From the entries below, copy exactly the lines from the one that contains "Convert this chart to Chart.js code." through the one that contains "Chart.defaults.color = '#000';", both included, and only those.

** Start of Record excerpts **

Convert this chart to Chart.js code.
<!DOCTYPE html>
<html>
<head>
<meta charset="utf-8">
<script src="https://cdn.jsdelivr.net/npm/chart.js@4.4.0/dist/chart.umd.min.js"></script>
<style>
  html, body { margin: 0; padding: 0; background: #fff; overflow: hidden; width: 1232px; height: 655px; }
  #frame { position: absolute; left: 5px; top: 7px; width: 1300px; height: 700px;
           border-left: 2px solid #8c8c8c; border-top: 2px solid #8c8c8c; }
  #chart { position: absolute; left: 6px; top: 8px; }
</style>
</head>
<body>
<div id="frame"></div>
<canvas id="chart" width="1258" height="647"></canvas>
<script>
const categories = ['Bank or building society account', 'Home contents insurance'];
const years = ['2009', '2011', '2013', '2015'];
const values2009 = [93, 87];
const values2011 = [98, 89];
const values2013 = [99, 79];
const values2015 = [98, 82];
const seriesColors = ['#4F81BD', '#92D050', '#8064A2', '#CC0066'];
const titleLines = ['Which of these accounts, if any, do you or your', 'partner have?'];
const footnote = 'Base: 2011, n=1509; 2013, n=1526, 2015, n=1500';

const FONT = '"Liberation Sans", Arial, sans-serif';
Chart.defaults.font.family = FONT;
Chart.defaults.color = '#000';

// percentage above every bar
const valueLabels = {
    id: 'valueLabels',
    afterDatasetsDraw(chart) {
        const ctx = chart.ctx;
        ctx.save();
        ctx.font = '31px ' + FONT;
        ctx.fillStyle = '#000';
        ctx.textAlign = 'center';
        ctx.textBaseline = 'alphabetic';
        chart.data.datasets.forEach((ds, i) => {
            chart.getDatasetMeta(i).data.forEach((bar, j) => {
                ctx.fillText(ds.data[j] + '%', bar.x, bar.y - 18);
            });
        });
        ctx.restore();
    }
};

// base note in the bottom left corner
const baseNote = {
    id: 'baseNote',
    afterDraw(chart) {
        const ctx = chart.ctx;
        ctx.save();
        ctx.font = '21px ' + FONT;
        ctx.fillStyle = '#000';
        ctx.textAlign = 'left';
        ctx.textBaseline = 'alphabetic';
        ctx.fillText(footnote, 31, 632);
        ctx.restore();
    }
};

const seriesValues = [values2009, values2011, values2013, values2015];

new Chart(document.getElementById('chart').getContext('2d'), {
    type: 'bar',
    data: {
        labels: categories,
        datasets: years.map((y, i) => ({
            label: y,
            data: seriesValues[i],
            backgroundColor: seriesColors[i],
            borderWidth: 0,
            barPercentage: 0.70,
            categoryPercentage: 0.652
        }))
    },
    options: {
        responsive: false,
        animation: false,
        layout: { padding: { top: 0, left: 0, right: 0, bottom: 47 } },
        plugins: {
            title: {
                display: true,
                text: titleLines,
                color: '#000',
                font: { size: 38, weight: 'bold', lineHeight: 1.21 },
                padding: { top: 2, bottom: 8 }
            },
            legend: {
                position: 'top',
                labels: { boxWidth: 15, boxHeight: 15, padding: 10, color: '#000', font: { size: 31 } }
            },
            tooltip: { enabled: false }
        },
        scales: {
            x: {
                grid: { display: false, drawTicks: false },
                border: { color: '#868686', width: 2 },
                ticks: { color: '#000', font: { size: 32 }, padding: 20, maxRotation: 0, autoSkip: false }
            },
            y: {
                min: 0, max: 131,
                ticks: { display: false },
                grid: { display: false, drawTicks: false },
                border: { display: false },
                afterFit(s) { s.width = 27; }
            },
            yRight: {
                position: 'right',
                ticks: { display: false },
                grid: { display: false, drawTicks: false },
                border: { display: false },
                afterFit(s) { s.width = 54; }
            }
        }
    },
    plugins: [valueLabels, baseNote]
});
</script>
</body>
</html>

** End of Record excerpts **
** Start of Record excerpts **

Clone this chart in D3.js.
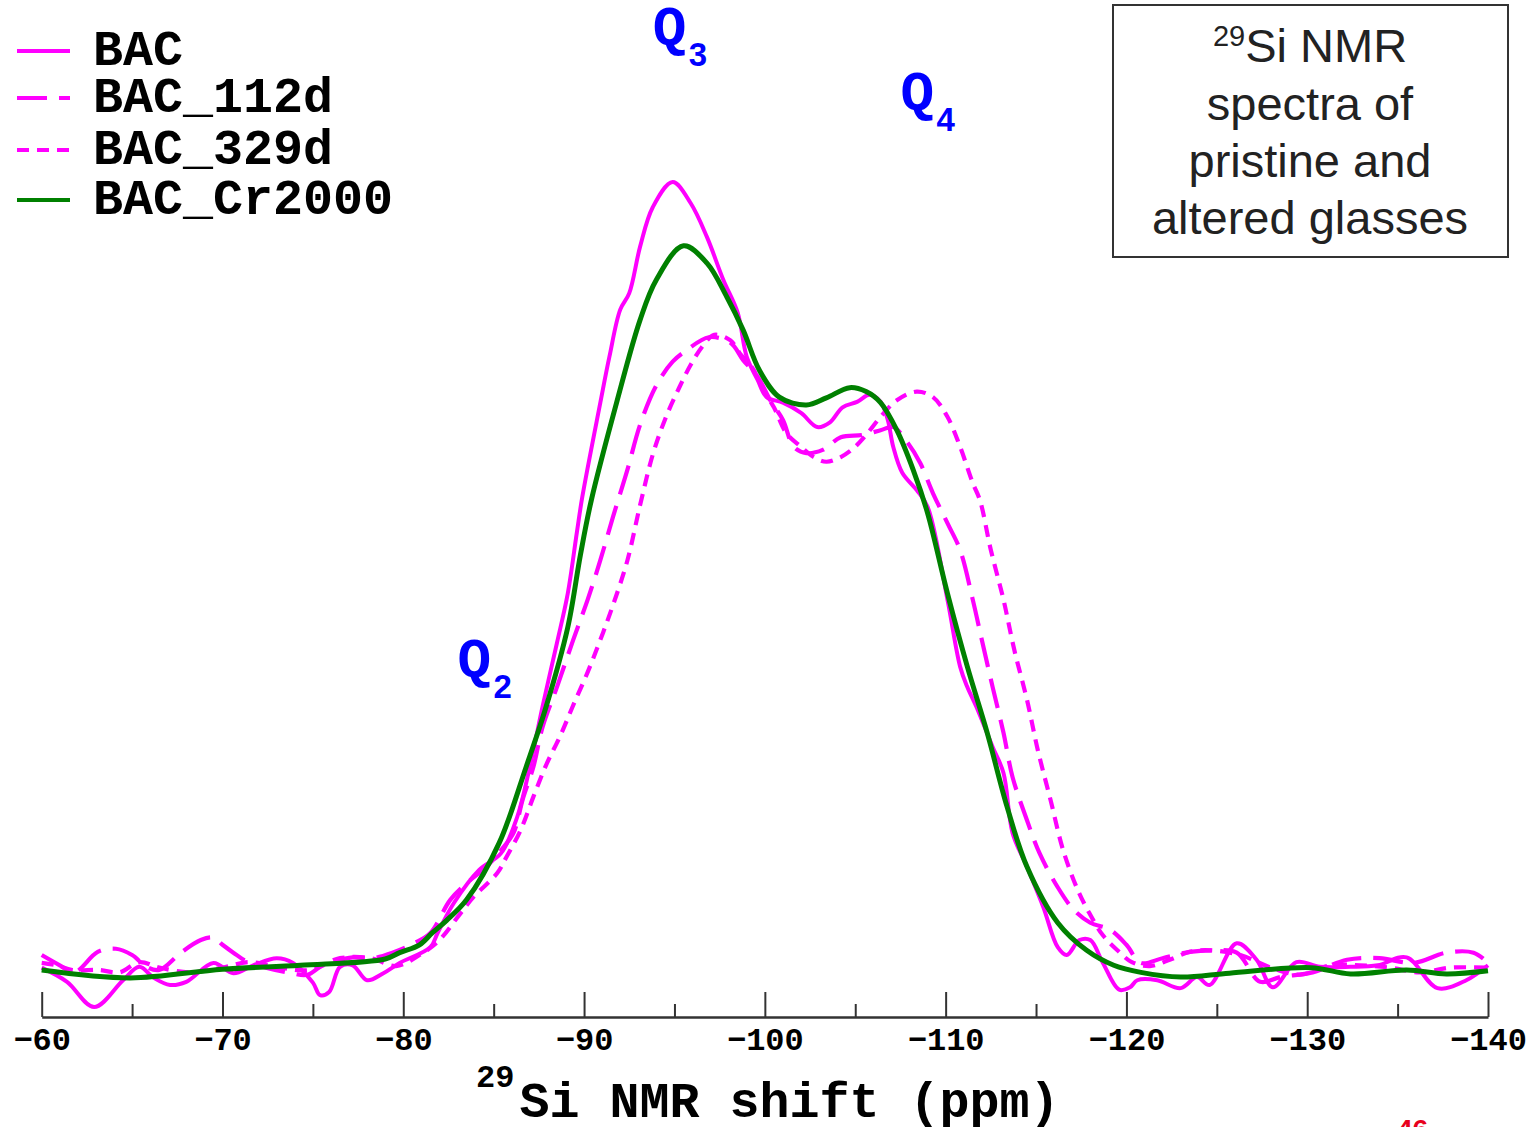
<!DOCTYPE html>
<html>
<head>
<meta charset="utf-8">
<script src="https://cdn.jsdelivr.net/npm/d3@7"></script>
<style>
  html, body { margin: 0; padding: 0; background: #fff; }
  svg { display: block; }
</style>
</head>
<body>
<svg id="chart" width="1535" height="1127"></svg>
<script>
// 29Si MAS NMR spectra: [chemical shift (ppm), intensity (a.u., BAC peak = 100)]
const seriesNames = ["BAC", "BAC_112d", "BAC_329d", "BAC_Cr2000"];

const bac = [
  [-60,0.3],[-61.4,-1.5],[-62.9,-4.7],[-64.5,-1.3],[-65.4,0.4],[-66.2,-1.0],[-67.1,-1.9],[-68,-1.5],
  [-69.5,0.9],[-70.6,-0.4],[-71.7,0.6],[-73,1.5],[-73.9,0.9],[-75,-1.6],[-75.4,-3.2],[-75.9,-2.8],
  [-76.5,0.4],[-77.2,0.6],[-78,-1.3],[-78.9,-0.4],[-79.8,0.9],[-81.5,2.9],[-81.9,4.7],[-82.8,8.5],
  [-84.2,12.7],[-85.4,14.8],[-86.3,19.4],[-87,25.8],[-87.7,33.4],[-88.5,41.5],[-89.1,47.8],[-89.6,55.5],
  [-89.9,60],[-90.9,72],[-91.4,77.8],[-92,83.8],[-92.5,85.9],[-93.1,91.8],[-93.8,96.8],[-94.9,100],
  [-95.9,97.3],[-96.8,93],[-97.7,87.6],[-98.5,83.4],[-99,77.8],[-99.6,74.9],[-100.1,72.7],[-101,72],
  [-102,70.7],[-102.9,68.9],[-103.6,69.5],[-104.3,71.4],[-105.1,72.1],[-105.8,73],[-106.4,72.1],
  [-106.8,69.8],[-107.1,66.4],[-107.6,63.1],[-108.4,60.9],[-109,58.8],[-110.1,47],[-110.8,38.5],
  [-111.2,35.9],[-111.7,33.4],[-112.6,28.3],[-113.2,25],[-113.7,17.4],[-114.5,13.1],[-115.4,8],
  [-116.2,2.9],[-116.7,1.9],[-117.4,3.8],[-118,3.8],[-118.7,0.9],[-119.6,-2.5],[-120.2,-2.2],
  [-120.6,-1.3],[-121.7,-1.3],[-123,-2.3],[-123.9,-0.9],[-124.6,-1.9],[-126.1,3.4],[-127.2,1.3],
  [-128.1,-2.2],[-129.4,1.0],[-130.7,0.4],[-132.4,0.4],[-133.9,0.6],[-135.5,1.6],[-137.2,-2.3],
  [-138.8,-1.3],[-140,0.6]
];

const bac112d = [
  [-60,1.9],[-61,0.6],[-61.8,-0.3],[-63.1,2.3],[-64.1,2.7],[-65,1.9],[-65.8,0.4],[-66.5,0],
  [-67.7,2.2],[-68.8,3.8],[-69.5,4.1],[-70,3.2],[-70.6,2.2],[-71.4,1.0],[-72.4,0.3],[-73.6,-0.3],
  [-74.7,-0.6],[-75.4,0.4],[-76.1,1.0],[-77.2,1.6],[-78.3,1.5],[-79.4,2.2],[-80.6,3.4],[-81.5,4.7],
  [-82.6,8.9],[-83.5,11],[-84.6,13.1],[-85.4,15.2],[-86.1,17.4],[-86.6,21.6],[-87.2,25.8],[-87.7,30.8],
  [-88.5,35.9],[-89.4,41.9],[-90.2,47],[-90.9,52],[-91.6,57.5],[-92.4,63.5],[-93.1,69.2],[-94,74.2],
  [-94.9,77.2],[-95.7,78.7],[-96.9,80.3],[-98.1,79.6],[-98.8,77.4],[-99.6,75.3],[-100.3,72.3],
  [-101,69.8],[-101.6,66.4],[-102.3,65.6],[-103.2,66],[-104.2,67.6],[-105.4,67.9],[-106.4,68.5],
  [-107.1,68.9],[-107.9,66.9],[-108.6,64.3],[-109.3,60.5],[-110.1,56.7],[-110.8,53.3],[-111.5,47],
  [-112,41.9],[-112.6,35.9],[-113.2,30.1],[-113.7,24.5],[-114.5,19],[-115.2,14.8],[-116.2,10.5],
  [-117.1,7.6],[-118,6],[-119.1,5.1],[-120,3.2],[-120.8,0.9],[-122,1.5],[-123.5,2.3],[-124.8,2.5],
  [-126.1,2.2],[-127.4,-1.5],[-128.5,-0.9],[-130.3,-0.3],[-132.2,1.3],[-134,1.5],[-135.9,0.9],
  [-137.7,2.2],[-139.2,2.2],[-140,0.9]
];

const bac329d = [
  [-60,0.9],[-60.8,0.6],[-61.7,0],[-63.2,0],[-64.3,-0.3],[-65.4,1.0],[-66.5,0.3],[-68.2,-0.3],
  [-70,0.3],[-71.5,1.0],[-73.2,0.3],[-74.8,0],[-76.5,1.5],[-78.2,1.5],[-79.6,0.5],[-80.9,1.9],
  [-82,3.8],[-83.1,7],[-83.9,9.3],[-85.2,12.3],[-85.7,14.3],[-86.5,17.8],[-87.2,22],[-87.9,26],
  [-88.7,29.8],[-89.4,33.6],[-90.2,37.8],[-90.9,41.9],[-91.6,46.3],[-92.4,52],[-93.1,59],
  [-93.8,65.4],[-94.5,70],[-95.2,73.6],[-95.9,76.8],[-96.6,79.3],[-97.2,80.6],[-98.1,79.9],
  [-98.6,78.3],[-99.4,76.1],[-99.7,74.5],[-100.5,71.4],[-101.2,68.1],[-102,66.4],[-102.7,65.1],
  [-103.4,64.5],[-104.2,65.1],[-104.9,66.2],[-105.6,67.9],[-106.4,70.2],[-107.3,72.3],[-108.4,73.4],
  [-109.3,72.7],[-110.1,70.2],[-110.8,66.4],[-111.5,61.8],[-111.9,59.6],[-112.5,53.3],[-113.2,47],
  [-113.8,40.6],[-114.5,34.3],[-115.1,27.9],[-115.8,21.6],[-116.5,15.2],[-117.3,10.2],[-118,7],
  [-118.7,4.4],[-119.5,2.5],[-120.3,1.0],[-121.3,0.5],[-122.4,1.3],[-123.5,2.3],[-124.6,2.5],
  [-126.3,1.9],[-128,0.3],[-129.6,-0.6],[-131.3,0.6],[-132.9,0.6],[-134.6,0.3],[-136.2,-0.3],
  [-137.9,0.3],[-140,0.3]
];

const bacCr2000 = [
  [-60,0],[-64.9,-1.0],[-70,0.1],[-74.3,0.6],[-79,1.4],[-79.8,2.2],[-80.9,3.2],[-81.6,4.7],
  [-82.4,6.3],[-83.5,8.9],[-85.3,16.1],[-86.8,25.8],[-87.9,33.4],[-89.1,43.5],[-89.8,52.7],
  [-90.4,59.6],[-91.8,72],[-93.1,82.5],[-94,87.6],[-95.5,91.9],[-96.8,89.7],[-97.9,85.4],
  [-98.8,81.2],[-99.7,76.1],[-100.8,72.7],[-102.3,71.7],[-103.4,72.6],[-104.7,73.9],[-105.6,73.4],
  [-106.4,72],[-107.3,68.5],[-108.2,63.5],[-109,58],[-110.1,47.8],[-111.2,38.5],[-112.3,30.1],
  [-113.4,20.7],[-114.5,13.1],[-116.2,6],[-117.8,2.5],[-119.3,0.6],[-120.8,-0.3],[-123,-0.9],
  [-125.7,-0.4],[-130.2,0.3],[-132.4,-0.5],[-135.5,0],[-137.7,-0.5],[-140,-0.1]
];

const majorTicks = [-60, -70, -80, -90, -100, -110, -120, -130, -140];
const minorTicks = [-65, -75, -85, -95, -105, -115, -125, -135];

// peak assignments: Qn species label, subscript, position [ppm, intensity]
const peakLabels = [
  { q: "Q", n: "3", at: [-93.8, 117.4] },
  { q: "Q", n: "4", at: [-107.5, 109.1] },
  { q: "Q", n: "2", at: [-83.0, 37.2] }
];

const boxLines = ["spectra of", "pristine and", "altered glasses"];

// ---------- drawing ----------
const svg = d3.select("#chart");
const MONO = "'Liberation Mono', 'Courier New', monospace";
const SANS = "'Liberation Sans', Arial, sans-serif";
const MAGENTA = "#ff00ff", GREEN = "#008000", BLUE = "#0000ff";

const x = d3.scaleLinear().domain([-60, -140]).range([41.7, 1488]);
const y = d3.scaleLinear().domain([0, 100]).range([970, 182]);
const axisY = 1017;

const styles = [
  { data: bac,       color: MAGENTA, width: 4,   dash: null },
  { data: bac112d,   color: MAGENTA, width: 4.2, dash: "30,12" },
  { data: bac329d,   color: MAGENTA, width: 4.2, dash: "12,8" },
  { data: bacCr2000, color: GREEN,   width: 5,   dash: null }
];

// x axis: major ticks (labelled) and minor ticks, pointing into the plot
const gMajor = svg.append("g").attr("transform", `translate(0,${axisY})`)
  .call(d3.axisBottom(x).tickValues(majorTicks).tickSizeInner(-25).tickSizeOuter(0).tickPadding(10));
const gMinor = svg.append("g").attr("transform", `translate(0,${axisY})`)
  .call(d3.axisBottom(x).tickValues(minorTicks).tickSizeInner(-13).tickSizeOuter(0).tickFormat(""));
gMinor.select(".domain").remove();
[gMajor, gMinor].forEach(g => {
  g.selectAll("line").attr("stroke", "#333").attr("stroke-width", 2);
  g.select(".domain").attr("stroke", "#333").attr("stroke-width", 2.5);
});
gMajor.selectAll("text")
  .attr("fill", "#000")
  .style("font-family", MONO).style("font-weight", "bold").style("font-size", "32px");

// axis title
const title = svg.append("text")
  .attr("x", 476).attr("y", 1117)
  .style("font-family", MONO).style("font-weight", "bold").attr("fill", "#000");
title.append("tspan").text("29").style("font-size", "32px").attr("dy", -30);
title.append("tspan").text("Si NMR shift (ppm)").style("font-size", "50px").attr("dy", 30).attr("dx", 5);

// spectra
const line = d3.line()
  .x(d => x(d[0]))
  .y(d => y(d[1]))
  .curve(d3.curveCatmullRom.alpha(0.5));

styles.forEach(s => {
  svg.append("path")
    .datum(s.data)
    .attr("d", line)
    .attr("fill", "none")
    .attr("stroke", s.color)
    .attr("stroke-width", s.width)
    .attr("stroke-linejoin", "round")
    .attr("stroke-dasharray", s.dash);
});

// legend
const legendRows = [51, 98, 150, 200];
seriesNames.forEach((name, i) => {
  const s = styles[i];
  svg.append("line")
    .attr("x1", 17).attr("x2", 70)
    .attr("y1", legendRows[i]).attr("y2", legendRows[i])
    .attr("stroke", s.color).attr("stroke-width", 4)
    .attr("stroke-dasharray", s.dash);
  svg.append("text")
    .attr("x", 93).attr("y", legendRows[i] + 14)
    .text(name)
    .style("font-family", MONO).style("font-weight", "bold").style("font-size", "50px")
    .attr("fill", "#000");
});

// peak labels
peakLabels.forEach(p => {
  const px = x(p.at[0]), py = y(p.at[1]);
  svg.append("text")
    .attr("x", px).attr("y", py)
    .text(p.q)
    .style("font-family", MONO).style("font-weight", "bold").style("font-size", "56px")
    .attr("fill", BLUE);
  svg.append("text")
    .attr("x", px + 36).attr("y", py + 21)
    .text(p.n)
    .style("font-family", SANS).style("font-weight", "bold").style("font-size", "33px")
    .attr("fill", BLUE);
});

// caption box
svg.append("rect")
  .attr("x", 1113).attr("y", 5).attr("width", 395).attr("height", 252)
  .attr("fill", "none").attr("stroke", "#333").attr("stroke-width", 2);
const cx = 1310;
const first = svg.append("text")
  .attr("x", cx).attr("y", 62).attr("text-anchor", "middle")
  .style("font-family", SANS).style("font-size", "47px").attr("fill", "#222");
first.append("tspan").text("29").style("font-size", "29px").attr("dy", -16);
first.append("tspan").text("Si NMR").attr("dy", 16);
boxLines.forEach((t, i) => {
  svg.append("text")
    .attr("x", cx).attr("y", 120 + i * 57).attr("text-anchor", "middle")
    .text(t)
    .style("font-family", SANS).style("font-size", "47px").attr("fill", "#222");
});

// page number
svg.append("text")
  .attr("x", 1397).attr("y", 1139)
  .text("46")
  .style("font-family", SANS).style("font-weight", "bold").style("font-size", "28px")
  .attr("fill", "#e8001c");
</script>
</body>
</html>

** End of Record excerpts **

_Written reply_
Convert this chart to Chart.js code.
<!DOCTYPE html>
<html>
<head>
<meta charset="utf-8">
<script src="https://cdn.jsdelivr.net/npm/chart.js@4.4.0/dist/chart.umd.min.js"></script>
<style>
  html, body { margin: 0; padding: 0; background: #fff; overflow: hidden; width: 1232px; height: 655px; }
  #frame { position: absolute; left: 5px; top: 7px; width: 1300px; height: 700px;
           border-left: 2px solid #8c8c8c; border-top: 2px solid #8c8c8c; }
  #chart { position: absolute; left: 6px; top: 8px; }
</style>
</head>
<body>
<div id="frame"></div>
<canvas id="chart" width="1258" height="647"></canvas>
<script>
const categories = ['Bank or building society account', 'Home contents insurance'];
const years = ['2009', '2011', '2013', '2015'];
const values2009 = [93, 87];
const values2011 = [98, 89];
const values2013 = [99, 79];
const values2015 = [98, 82];
const seriesColors = ['#4F81BD', '#92D050', '#8064A2', '#CC0066'];
const titleLines = ['Which of these accounts, if any, do you or your', 'partner have?'];
const footnote = 'Base: 2011, n=1509; 2013, n=1526, 2015, n=1500';

const FONT = '"Liberation Sans", Arial, sans-serif';
Chart.defaults.font.family = FONT;
Chart.defaults.color = '#000';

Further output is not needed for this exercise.